Apartment vacancies in metro Denver continued to fall in the first quarter, the Apartment Association of Metro Denver and the Colorado Division of Housing said Friday.

The first-quarter metro apartment vacancy rate stood at 6.5 percent, down from 7.7 percent in the fourth quarter and 8.4 percent in the first quarter of 2009, the report said.

During the 2002-03 recession, apartment vacancies peaked at 13.1 percent.

But in this cycle, it looks like the 9 percent rate reached in the second quarter of 2009 will represent the peak.

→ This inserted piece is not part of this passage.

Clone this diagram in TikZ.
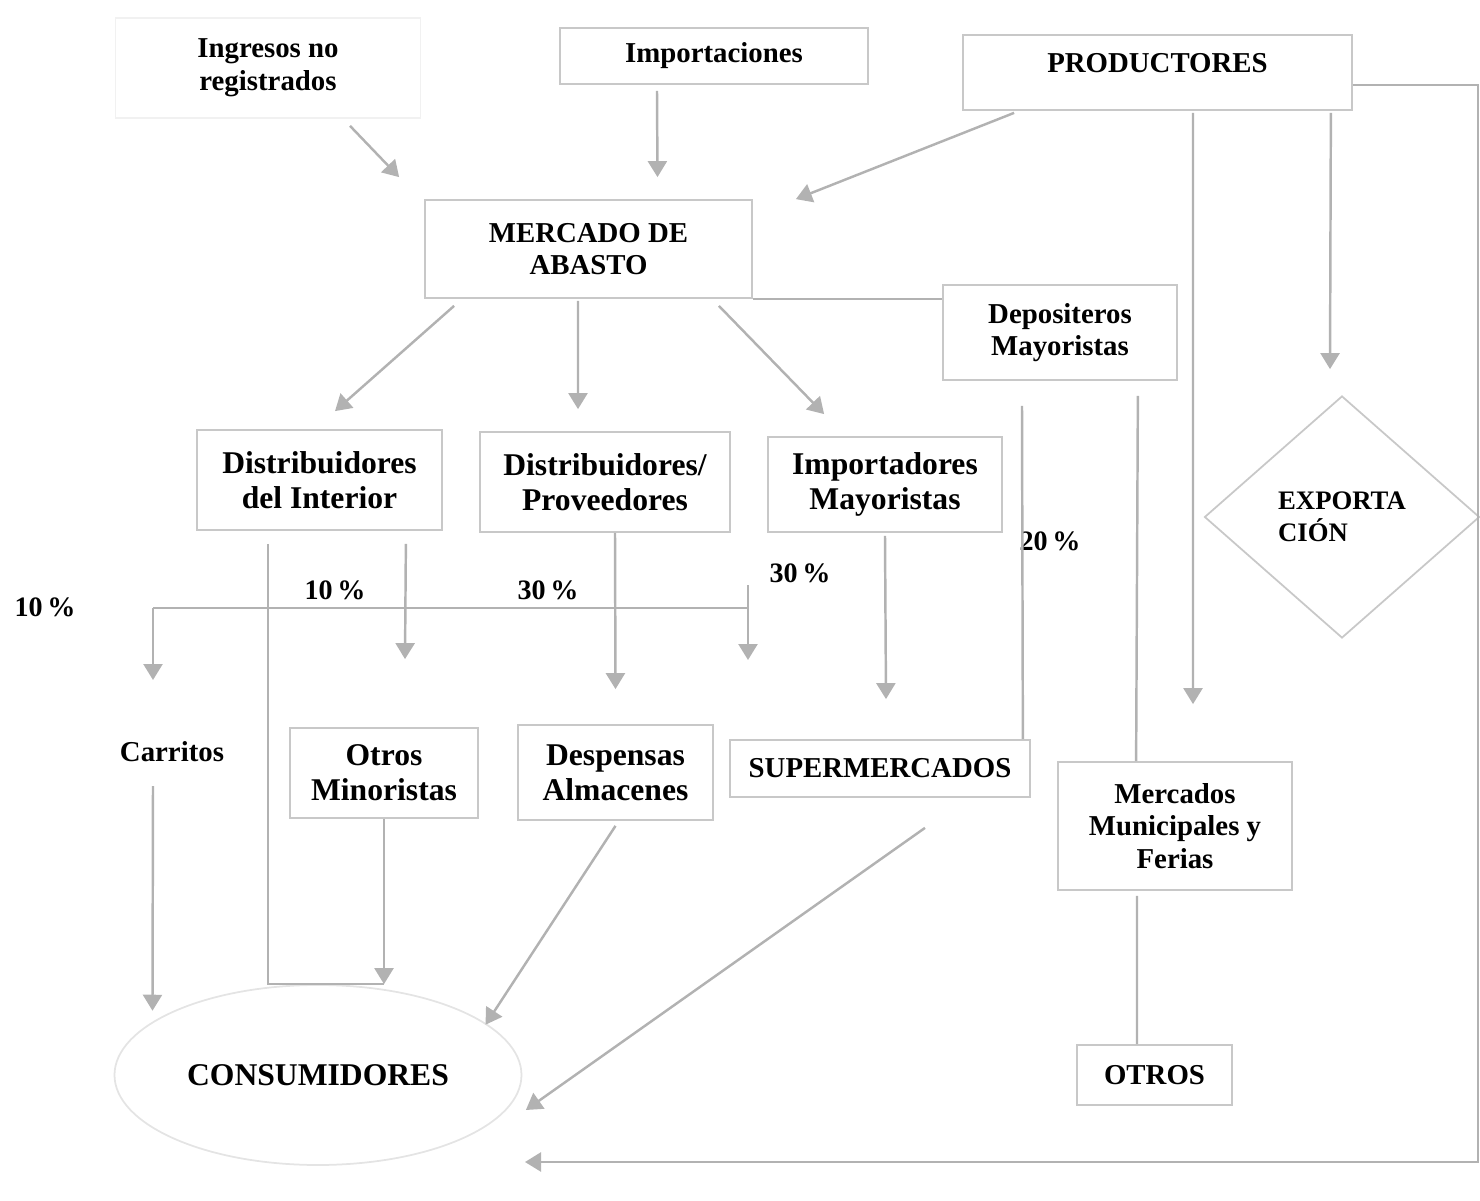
\documentclass[tikz,border=0pt]{standalone}
\usepackage{fontspec}
\setmainfont{Liberation Serif}
\usetikzlibrary{arrows.meta,shapes.geometric}
\definecolor{lineGray}{RGB}{178,178,178}
\definecolor{boxGray}{RGB}{200,200,200}
\tikzset{
  box/.style={draw=boxGray, line width=0.5pt, align=center, inner sep=2pt, font=\bfseries\fontsize{8.2}{9.3}\selectfont},
  bigbox/.style={box, font=\bfseries\fontsize{9}{10}\selectfont},
  flow/.style={lineGray, line width=0.7pt, -{Triangle[length=1.6mm,width=1.9mm]}},
  link/.style={lineGray, line width=0.7pt},
  pct/.style={font=\bfseries\fontsize{8}{9}\selectfont, inner sep=1pt}
}
\begin{document}
\begin{tikzpicture}[scale=1.0]
    \useasboundingbox (0,0) rectangle (14.8,-12.01);
    % top row
    \node[box, draw=boxGray!25, minimum width=3.05cm, minimum height=1cm] (ingresos) at (2.68,-0.68) {Ingresos no\\registrados};
    \node[box, minimum width=3.08cm, minimum height=0.56cm] (import) at (7.14,-0.56) {Importaciones};
    \node[box, minimum width=3.89cm, minimum height=0.75cm, text depth=0.2cm] (prod) at (11.575,-0.725) {PRODUCTORES};
    \node[box, minimum width=3.27cm, minimum height=0.98cm] (mercado) at (5.885,-2.49) {MERCADO DE\\ABASTO};
    \node[box, minimum width=2.34cm, minimum height=0.95cm] (deposit) at (10.60,-3.325) {Depositeros\\Mayoristas};
    \node[box, diamond, minimum width=2.75cm, minimum height=2.42cm, align=left, font=\bfseries\fontsize{7.6}{9}\selectfont] (export) at (13.42,-5.17) {EXPORTA\\CIÓN};
    % middle row
    \node[bigbox, minimum width=2.45cm, minimum height=1cm] (dint) at (3.195,-4.80) {Distribuidores\\del Interior};
    \node[bigbox, minimum width=2.5cm, minimum height=1cm] (dprov) at (6.05,-4.82) {Distribuidores/\\Proveedores};
    \node[bigbox, minimum width=2.34cm, minimum height=0.95cm] (impmay) at (8.85,-4.845) {Importadores\\Mayoristas};
    % retail row
    \node[box, draw=none] (carritos) at (1.72,-7.52) {Carritos};
    \node[bigbox, minimum width=1.88cm, minimum height=0.9cm] (otrmin) at (3.84,-7.73) {Otros\\Minoristas};
    \node[bigbox, minimum width=1.95cm, minimum height=0.95cm] (desp) at (6.155,-7.725) {Despensas\\Almacenes};
    \node[box, minimum width=3.0cm, minimum height=0.57cm] (super) at (8.80,-7.685) {SUPERMERCADOS};
    \node[box, minimum width=2.34cm, minimum height=1.28cm] (mercmun) at (11.75,-8.26) {Mercados\\Municipales y\\Ferias};
    \node[box, minimum width=1.55cm, minimum height=0.6cm] (otros) at (11.545,-10.75) {OTROS};
    \node[bigbox, ellipse, draw=boxGray!50, minimum width=4.07cm, minimum height=1.8cm] (consum) at (3.18,-10.75) {CONSUMIDORES};
    % percentages
    \node[pct] (p1) at (0.45,-6.07) {10\,\%};
    \node[pct] (p2) at (3.35,-5.90) {10\,\%};
    \node[pct] (p3) at (5.48,-5.90) {30\,\%};
    \node[pct] (p4) at (8.00,-5.73) {30\,\%};
    \node[pct] (p5) at (10.50,-5.41) {20\,\%};
    % split line
    \coordinate (splitL) at (1.53,-6.08);
    \coordinate (splitR) at (7.48,-6.08);
    \coordinate (carIn) at (1.53,-6.80);
    \coordinate (supIn) at (7.48,-6.60);
    \coordinate (edgeSE) at (14.78,-11.62);
    \coordinate (backIn) at (5.25,-11.62);
    % into the Mercado de Abasto
    \draw[flow] ([xshift=8.2mm,yshift=-0.7mm]ingresos.south) -- ([xshift=-2.5mm,yshift=2.2mm]mercado.north west);
    \draw[flow] ([xshift=-5.7mm,yshift=-0.6mm]import.south) -- ([xshift=6.9mm,yshift=2.2mm]mercado.north);
    \draw[flow] ([xshift=5.2mm,yshift=-0.2mm]prod.south west) -- ([xshift=4.3mm]mercado.north east);
    % productores
    \draw[flow] ([xshift=3.55mm,yshift=-0.2mm]prod.south) -- ([xshift=1.8mm,yshift=5.7mm]mercmun.north);
    \draw[flow] ([xshift=-2.2mm,yshift=-0.2mm]prod.south east) -- ([xshift=-1.2mm,yshift=2.6mm]export.north);
    \draw[flow] ([yshift=-1.25mm]prod.east) -| (edgeSE) -- (backIn);
    % out of the Mercado de Abasto
    \draw[flow] ([xshift=3mm,yshift=-0.7mm]mercado.south west) -- ([xshift=1.55mm,yshift=1.8mm]dint.north);
    \draw[flow] ([xshift=-1.05mm,yshift=-0.2mm]mercado.south) -- ([xshift=-2.7mm,yshift=2.2mm]dprov.north);
    \draw[flow] ([xshift=-3.4mm,yshift=-0.7mm]mercado.south east) -- ([xshift=5.7mm,yshift=2.2mm]impmay.north west);
    \draw[link] (mercado.south east) -- (mercado.south east -| deposit.west);
    % depositeros
    \draw[link] ([xshift=-3.8mm,yshift=-2.5mm]deposit.south) -- ([xshift=-0.8mm]super.north east);
    \draw[link] ([xshift=-4mm,yshift=-1.5mm]deposit.south east) -- ([xshift=7.9mm]mercmun.north west);
    % distributors
    \draw[link] ([xshift=-5.15mm,yshift=-1.3mm]dint.south) |- (otrmin.south |- consum.north);
    \draw[flow] ([xshift=-3.7mm,yshift=-1.3mm]dint.south east) -- ([xshift=2.1mm,yshift=6.8mm]otrmin.north);
    \draw[flow] ([xshift=1mm]dprov.south) -- ([yshift=3.5mm]desp.north);
    \draw[link] (splitL) -- (splitR);
    \draw[flow] (splitL) -- (carIn);
    \draw[flow] ([yshift=2.3mm]splitR) -- (supIn);
    \draw[flow] ([yshift=-0.3mm]impmay.south) -- ([xshift=0.6mm,yshift=4mm]super.north);
    % to the consumers
    \draw[flow] ([xshift=-1.9mm,yshift=-1.6mm]carritos.south) -- ([xshift=-2.1mm]consum.north west);
    \draw[flow] (otrmin.south) -- (otrmin.south |- consum.north);
    \draw[flow] ([yshift=-0.5mm]desp.south) -- ([xshift=2.3mm,yshift=-1.4mm]consum.north east);
    \draw[flow] ([xshift=4.5mm,yshift=-3mm]super.south) -- ([xshift=0.35mm,yshift=-3.5mm]consum.east);
    \draw[link] ([xshift=-3.8mm,yshift=-0.5mm]mercmun.south) -- ([xshift=-1.75mm]otros.north);
\end{tikzpicture}
\end{document}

One key reason is that builders have added fewer units this time around.

“We added almost 8,000 new units in 2001 and more than 9,000 in 2002, so that led to quite a few vacancies as unemployment rose in 2003,” said Terrance Hunt, a broker with Apartment Realty Advisors.

From 2003 to 2009, builders have averaged 3,000 new units a year, Hunt said.

Tighter mortgage standards have also kept renters from buying homes, while elevated foreclosures are pushing some owners back into renting.

Arapahoe County reported the highest apartment vacancy rate in the metro region — 7.2 percent versus 9.7 percent a year earlier.

Other county vacancy rates were 6.8 percent in Adams; 5 percent in Boulder/Broomfield; 5.8 percent in Jefferson and 4.4 percent in Douglas.

Lower vacancy rates haven’t translated into higher average rents, with the overall average rent in metro Denver falling to $877.16 in the first quarter from $881.92 in the first quarter of 2009.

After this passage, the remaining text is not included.